Since I’ve been tackling a lot of stressful financial situations in the lives of those I’ve counseled lately and in light of our upcoming baby #2, I thought I’d spend a little time to discuss the question of whether or not you should have life insurance on a stay at home mom. Let’s get a few basics out of the way first:
Strictly as insurance, I do not believe in “permanent” insurance (whole life, universal life, etc.). It is much more expensive than it needs to be as far as insurance goes and since we’re talking about INSURANCE (and not investments), let’s just stick to the idea of looking at term life insurance for a fair comparison in my examples and avoid all that debate for today.
I’m a HUGE advocate of having life insurance on SOME people. Do I need life insurance for Annie (who is not even 3 and brings in no income to our household) – NO. If she dies, we’d be emotionally crushed, but about the only impact to our finances would be the cost of her funeral and burial. A good way to be able to cover that is by getting a rider on an existing policy. It is cheap (per month) and $10,000 or so of coverage should be plenty.
Do I need life insurance on me? ABSOLUTELY – I’m the breadwinner in our family and if I die, Stacy needs income to be able to buy a Rolls Royce (strike) continue a reasonable lifestyle even if I’m gone. So that gets at the purpose of life insurance: replace needed income lost if someone in the family dies. That means if you don’t bring in any income to the family, you likely have no need for life insurance (beyond something to cover your burial). And that gets at today’s question – do families need to get life insurance on a stay at home mom?
Let’s consider what happens if a stay at home mom dies. Who takes care of the kids? Who takes care of the house? Who does the laundry, cooking, cleaning, etc.? Who takes care of the husband!? I know I may sound pretty traditional when I say all this, but Stacy brings REAL value into our home when she does any/all of the things I listed above. If she weren’t around, I’d have to pay someone to care for Annie (or depend on family). I’d have to spend more time handling household chores or pay someone to help. I’d have to take on all the household responsibilities now split between the two of us and somehow manage to keep working full-time. As anyone who is a single parent can attest, this would be HARD. I think Mary Poppins would be about the only person I could hire to pull off what Stacy does and I’m sure she wouldn’t be cheap.
When it comes to stay at home moms, I break my cardinal rule about life insurance. I believe there SHOULD be life insurance on stay at home moms because while they may not necessarily bring income into the household, if they disappear there is a lot of added expense that needs to be covered. So for that reason, I strongly suggest husbands show care to their wives and be sure there is insurance on her.

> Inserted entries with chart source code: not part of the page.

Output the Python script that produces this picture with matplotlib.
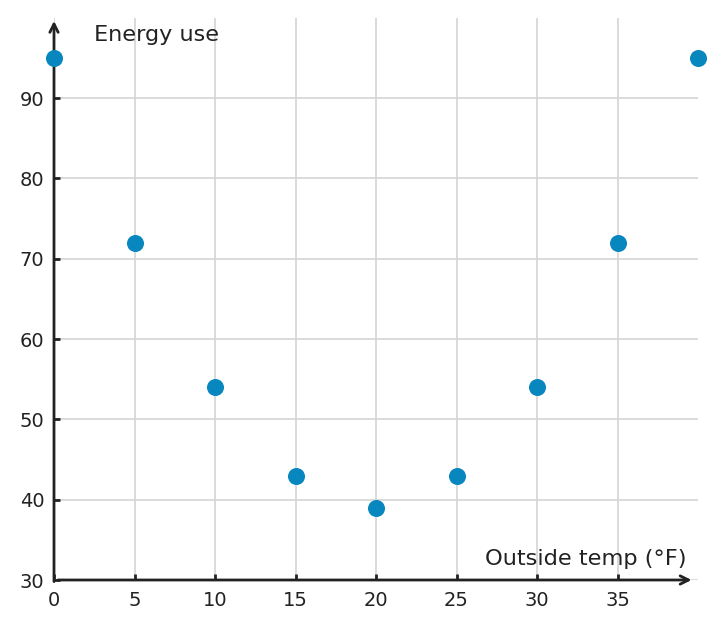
import matplotlib
matplotlib.use("Agg")
import matplotlib.pyplot as plt

plt.rcParams["font.family"] = ["DejaVu Sans"]

temps = [0, 5, 10, 15, 20, 25, 30, 35, 40]
energy = [95, 72, 54, 43, 39, 43, 54, 72, 95]
x_ticks = [0, 5, 10, 15, 20, 25, 30, 35]
y_ticks = [30, 40, 50, 60, 70, 80, 90]
x_label = "Outside temp (°F)"
y_label = "Energy use"

fig = plt.figure(figsize=(7.22, 6.29), dpi=100)
ax = fig.add_axes([54/722, 49/629, 644/722, 562.3/629])
ax.set_xlim(0, 40)
ax.set_ylim(30, 100)

for s in ax.spines.values():
    s.set_visible(False)

ax.set_xticks(x_ticks)
ax.set_yticks(y_ticks)
ax.grid(True, color="#d4d4d4", linewidth=1.2, zorder=0)
ax.tick_params(axis="both", direction="in", length=4, width=2, color="#222222",
               labelsize=14, labelcolor="#222222", pad=7)
ax.tick_params(axis="x", pad=8)

dark = "#222222"
ax.annotate("", xy=(0, 99.6), xytext=(0, 29.8),
            arrowprops=dict(arrowstyle="->,head_length=0.6,head_width=0.3", color=dark, lw=2,
                            shrinkA=0, shrinkB=0), annotation_clip=False, zorder=4)
ax.annotate("", xy=(39.6, 30), xytext=(0.25, 30),
            arrowprops=dict(arrowstyle="->,head_length=0.6,head_width=0.3", color=dark, lw=2,
                            shrinkA=0, shrinkB=0), annotation_clip=False, zorder=4)

ax.scatter(temps, energy, s=150, color="#0787bd", zorder=5, clip_on=False, linewidths=0)

ax.text(2.5, 97.9, y_label, fontsize=16.1, color=dark, ha="left", va="center")
ax.text(39.3, 32.6, x_label, fontsize=16.2, color=dark, ha="right", va="center")

fig.savefig("out.png", dpi=100)
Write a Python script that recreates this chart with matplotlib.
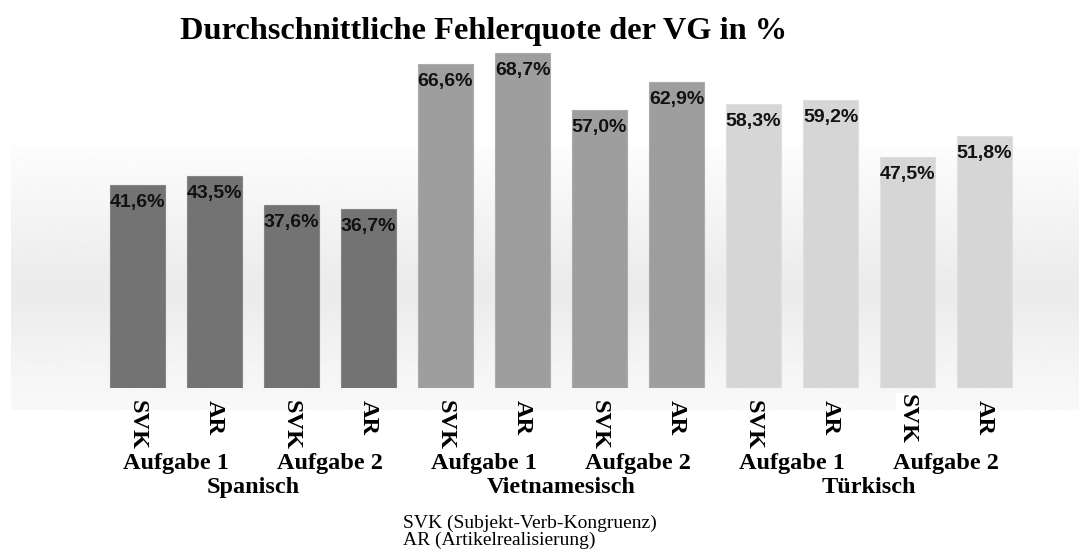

How much? The general rule for life insurance on someone bringing in income is to have 10 times the income you’d need to replace if they were to die. My rule for insurance on stay at home moms is to consider how much it would cost to take care of all the things you’d have to do if she were to pass and get 10 times that amount. For Stacy, we estimated we’d need about $25,000 per year for GOOD care for Annie (and the Bean when he/she arrives) and other stuff that might be needed. So we have a $250,000 policy on her.
How much does it cost? For us, it is less than $12 per month. Considering the comfort it brings us both, it is a GREAT investment. Of course the actual cost for your situation would depend on your coverage amount, your age, your health, etc., etc., etc. I bet a quote would surprise you though. It is CHEAP comfort. So what do you think? Do you have life insurance on every member of the family? If so, why? Do you have zero life insurance? Why not?